» PROBLEM DETAILS
Retype only what runs from the first line of the records to the line with "from bokeh.resources import INLINE", inclusive, and no pictures.

» SUPPLIED ENTRIES
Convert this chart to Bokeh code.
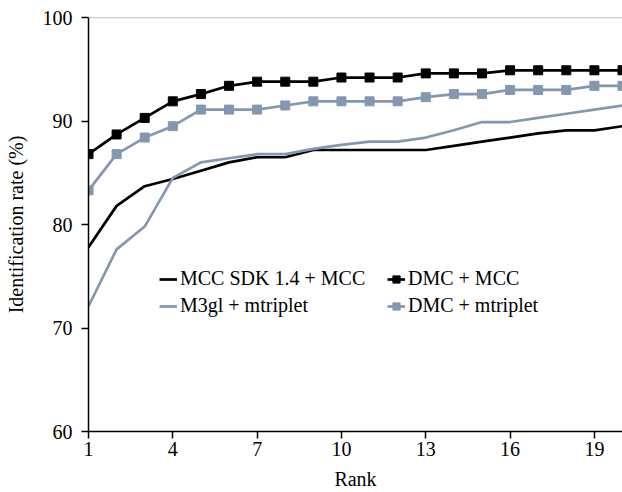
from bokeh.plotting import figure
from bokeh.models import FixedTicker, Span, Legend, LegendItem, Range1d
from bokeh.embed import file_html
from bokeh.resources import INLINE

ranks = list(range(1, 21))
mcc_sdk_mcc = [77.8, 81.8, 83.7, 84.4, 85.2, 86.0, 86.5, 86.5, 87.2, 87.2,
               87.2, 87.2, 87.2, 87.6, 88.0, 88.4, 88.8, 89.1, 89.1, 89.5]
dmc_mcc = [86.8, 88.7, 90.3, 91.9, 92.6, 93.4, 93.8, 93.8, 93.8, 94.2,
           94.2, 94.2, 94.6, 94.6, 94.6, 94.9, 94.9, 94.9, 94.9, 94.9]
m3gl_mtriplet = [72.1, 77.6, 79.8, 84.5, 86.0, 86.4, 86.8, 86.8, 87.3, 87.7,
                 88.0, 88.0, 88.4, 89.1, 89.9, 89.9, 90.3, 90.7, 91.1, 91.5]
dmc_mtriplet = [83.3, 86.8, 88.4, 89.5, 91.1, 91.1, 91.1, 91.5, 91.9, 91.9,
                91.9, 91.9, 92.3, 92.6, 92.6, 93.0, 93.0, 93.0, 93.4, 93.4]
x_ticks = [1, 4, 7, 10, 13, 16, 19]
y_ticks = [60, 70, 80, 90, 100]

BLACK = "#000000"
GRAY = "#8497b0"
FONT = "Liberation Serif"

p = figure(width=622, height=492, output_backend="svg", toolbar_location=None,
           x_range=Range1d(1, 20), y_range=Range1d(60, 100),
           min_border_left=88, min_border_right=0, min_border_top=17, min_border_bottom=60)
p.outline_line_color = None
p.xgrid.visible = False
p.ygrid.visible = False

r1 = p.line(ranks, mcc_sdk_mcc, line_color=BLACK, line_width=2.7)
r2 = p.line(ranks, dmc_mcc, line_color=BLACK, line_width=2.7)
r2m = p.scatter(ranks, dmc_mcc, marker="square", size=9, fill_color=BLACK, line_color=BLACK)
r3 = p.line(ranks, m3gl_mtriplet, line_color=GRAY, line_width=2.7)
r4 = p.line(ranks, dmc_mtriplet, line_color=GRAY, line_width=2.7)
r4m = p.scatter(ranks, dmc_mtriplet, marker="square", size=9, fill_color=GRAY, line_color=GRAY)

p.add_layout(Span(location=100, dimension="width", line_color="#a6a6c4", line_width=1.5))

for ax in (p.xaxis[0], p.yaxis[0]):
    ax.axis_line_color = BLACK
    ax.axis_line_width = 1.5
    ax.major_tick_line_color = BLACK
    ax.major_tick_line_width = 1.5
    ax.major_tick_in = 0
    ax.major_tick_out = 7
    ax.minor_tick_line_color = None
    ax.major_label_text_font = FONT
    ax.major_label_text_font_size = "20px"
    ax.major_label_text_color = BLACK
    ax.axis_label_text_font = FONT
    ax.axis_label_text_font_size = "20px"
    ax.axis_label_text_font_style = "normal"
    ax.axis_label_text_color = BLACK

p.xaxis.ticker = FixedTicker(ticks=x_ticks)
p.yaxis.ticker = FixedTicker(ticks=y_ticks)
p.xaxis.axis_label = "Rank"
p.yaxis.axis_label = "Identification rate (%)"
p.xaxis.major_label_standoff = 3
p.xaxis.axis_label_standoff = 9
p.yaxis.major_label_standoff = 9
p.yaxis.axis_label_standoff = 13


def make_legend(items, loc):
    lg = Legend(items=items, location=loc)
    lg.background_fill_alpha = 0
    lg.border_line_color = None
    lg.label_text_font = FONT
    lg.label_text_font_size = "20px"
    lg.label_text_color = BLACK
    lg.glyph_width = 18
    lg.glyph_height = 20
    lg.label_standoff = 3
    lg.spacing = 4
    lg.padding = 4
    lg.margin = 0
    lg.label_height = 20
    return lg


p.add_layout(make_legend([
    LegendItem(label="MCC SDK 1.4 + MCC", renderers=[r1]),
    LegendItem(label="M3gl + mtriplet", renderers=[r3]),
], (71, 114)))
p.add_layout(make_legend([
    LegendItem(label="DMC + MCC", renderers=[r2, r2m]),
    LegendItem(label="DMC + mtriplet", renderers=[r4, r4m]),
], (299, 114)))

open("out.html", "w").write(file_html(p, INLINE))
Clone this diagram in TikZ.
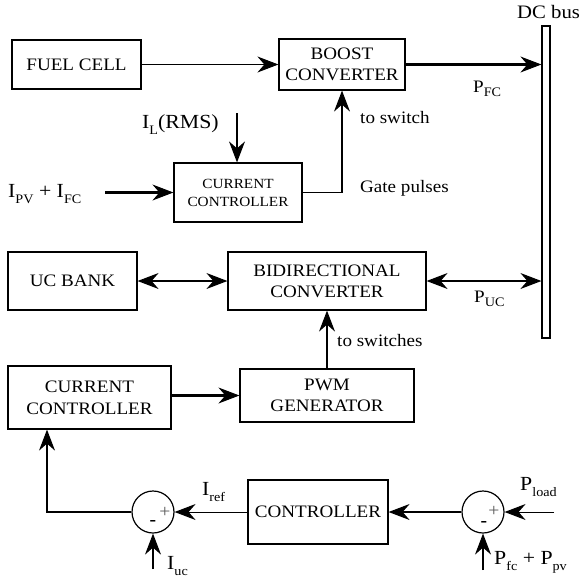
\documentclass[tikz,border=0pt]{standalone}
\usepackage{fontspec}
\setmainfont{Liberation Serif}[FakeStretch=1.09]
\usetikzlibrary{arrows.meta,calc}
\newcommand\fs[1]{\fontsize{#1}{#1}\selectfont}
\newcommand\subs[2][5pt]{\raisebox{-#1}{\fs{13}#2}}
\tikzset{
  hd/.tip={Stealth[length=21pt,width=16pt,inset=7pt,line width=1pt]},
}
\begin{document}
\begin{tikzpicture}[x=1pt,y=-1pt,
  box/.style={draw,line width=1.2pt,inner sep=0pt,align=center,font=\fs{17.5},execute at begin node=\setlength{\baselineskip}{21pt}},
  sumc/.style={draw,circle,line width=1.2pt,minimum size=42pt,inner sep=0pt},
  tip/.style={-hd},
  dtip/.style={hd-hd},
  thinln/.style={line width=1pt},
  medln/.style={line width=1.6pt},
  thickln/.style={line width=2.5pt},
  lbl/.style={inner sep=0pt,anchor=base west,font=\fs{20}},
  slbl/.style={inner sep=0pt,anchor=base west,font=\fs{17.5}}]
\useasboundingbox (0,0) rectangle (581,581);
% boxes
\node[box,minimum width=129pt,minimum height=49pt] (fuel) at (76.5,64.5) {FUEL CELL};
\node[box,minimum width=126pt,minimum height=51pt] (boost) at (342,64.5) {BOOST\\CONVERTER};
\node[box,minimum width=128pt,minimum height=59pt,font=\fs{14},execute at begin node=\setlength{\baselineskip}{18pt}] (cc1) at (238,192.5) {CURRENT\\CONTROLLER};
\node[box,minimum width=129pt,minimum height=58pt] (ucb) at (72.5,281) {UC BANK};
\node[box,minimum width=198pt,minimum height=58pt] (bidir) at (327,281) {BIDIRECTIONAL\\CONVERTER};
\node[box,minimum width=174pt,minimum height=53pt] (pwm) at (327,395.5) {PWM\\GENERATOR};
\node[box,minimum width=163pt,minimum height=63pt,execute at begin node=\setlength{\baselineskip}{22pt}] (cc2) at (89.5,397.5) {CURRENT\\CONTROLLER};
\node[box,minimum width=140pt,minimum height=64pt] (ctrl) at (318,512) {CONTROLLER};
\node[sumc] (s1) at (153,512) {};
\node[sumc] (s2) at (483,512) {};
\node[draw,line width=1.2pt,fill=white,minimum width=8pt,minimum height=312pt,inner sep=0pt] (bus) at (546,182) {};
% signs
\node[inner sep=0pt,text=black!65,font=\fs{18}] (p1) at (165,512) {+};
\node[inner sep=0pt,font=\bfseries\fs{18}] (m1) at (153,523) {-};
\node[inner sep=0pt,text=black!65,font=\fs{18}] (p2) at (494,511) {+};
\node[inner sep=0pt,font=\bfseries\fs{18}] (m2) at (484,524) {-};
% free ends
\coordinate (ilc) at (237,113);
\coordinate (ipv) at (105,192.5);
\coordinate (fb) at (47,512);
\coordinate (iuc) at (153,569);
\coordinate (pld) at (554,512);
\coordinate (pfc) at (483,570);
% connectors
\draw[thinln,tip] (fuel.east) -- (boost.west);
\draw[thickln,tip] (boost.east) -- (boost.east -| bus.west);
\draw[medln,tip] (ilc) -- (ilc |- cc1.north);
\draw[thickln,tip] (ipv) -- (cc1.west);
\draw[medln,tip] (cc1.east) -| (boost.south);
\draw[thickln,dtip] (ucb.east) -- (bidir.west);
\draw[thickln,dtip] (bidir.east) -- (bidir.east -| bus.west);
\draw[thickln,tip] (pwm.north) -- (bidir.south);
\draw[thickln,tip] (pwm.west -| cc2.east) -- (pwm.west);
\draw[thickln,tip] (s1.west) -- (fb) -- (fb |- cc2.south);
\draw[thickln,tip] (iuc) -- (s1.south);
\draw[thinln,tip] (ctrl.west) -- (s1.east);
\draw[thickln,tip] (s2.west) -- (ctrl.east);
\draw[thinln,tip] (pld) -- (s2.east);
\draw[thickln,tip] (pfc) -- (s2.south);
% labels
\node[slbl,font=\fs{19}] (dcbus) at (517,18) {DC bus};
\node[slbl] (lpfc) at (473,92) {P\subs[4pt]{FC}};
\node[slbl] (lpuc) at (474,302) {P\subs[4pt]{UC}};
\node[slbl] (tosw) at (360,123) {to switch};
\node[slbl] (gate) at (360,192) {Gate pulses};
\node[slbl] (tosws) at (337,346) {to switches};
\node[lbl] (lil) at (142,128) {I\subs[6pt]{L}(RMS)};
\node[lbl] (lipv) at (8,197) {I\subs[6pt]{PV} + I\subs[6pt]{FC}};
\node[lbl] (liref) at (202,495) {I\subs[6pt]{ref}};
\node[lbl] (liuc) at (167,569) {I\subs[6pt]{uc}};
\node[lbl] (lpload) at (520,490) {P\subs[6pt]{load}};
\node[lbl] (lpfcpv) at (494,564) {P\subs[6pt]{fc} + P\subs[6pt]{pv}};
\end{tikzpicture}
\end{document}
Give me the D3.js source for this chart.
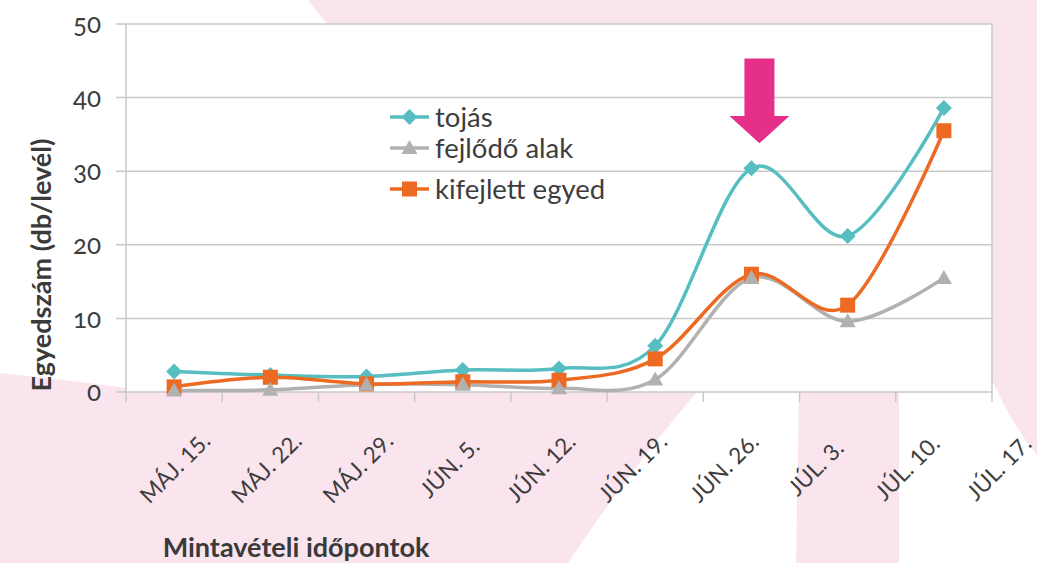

» ANSWER TO THE PROBLEM
Convert this chart to Bokeh code.
from bokeh.plotting import figure
from bokeh.models import FixedTicker, Span, Legend, LegendItem, Range1d
from bokeh.embed import file_html
from bokeh.resources import INLINE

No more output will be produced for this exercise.